I encountered this tradition when it was at its most publicly influential, in the middle of the Second World War. As a boy of 17, I attended the much-reported 1942 meeting in the Albert Hall when Archbishop Temple and Sir Stafford Cripps launched an overtly Christian campaign for moral and social renewal after the war. In that same year Temple, as Archbishop of Canterbury, published a Penguin Special on christianity and the social order. It sold 139,000 copies and was re-published in 1976 with a foreword by Sir Edward Heath. Temple said that the widespread sales were because "everyone is planning the good world which we hope to see when the war is over".

At the end of the war, while still serving in the army in India, I also was looking forward to this "good world" when Attlee was elected Labour prime minister. I rejoiced in the opportunity to implement the Beveridge Report, and to carry forward a vision of social organisation related to Christian and humanist understanding of community and mutually responsible citizenship.

Beveridge attended Balliol College, Oxford, at the beginning of this century with William Temple and the noted Christian socialist teacher and writer RH Tawney. Tawney made a notable (though critical, for he was no utopian) contribution to Christian socialist thought in a series of books such as The Acquisitive Society, Equality, and the classic Religion and the Rise of Capitalism. The public and political influence of this Balliol trio was at its height in that postwar enthusiasm, which I shared, for Christian socialism and a welfare state. Since then, much has changed. As reported by Wilkinson, in the 1980s I found myself confronting Thatcherism for its idolatrous belief in the free market and its offensive refusal to face the task of providing effective transitional care for the victims of capitalism's "creative gales of destruction" (even if that destruction was necessary, and in the long run hopeful). Wilkinson locates all this in an interesting and detailed account of the many-stranded developments of Christian socialism in the UK. He is wisely critical, prudentially concerned with a proper assessment of some aspects of Victorian values and the values of the market, reasonably doubtful about some aspects of New Labour, and with a sharp eye for the romantic Utopian tendencies in much Christian social thought.

He also reports some quotable remarks, of which my favourite is that of the Reverend Samuel Barnett, who founded Toynbee Hall in the East End in 1884. He argued that the state should help make society more equal by redistributive taxation. Barnett was wont to remark: "God loveth a cheerful tax-payer." Clearly a text to be commended to Messrs Blair and Brown.

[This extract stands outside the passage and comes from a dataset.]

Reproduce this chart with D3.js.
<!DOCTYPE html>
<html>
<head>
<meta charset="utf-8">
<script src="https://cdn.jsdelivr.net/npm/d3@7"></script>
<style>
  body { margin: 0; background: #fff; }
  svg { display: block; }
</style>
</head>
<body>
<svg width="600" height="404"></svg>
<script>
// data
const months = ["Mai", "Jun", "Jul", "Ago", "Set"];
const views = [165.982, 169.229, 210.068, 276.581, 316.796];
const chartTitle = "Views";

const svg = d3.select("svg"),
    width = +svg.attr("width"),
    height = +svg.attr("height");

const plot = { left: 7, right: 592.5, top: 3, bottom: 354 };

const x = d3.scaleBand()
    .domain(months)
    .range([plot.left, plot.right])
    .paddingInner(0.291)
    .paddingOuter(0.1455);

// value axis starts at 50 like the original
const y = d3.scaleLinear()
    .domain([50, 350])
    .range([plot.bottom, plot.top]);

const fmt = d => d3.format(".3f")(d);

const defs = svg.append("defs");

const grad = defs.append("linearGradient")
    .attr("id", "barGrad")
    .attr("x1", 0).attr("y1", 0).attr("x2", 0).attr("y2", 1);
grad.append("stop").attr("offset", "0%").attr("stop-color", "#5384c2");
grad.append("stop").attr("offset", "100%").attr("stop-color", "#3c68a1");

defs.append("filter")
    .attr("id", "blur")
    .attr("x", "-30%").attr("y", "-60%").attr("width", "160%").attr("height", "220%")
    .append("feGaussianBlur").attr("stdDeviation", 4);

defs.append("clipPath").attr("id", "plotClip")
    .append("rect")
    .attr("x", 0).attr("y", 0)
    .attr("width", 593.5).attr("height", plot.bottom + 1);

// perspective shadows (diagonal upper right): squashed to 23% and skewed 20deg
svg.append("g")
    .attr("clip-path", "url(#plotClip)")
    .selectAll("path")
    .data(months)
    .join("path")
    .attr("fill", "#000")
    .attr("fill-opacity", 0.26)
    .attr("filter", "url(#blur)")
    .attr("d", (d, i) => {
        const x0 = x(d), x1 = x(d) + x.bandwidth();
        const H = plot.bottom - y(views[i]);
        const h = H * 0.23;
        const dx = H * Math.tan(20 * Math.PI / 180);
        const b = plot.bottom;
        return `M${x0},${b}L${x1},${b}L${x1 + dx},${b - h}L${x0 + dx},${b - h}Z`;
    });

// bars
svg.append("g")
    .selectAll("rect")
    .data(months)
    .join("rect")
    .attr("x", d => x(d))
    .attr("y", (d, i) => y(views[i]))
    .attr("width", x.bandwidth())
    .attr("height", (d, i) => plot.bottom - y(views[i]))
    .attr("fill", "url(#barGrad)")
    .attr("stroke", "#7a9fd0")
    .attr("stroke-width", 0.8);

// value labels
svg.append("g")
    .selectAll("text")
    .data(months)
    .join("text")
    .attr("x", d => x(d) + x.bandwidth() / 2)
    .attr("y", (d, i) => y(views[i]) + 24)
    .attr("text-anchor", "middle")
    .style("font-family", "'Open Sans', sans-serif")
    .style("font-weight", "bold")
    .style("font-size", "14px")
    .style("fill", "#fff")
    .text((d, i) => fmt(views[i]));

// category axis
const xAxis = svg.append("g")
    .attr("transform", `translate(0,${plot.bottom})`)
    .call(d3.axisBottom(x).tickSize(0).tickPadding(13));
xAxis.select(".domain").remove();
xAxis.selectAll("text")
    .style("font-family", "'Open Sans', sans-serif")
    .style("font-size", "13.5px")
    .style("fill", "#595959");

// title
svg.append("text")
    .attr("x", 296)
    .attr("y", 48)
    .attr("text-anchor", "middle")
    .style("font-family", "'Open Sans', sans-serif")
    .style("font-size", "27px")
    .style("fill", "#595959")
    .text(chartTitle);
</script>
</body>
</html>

In The New Politics, Paul Vallely has edited a competent account of the social teachings of the Popes, from Leo XIII in 1891 to John Paul II's seven documents between 1979 and 1995. The editor contributes a stimulating survey by way of introduction, a strong concluding chapter on "John Paul II and The New Millennium", and an epilogue "Towards a New Politics - Catholic social teaching in a pluralist society".

The latter ought to be required reading for all men and women who see their faith as inescapably involved in social and political action. This essay - and indeed the entire book - provide powerful philosophical and moral points of significance to all humanists who search for universally shareable, and realistically hopeful, values. In between are chapters moving chronologically through the papal writings from six experienced writers, including the director of CAFOD on "Looking out on the World's Poor" the director of the Catholic Institute for International Relations on "People before Profit" and Clifford Longley on "Structures of sin and the free market". Taken together, they build into a remarkably sustained argument for an authoritative approach to social problems.

Alas, they do not settle the issue of how any religious body or person can claim to be right on vital issues when all churches and their representatives have obviously been wrong in the past on aspects of thinking, morals and actions. But both books highlight the fact that we Christians have something vital both to say, and to live up to. They challenge Christians to contribute more effectively to keeping our 21st-century world open to a sustainable, shareable and hopeful future.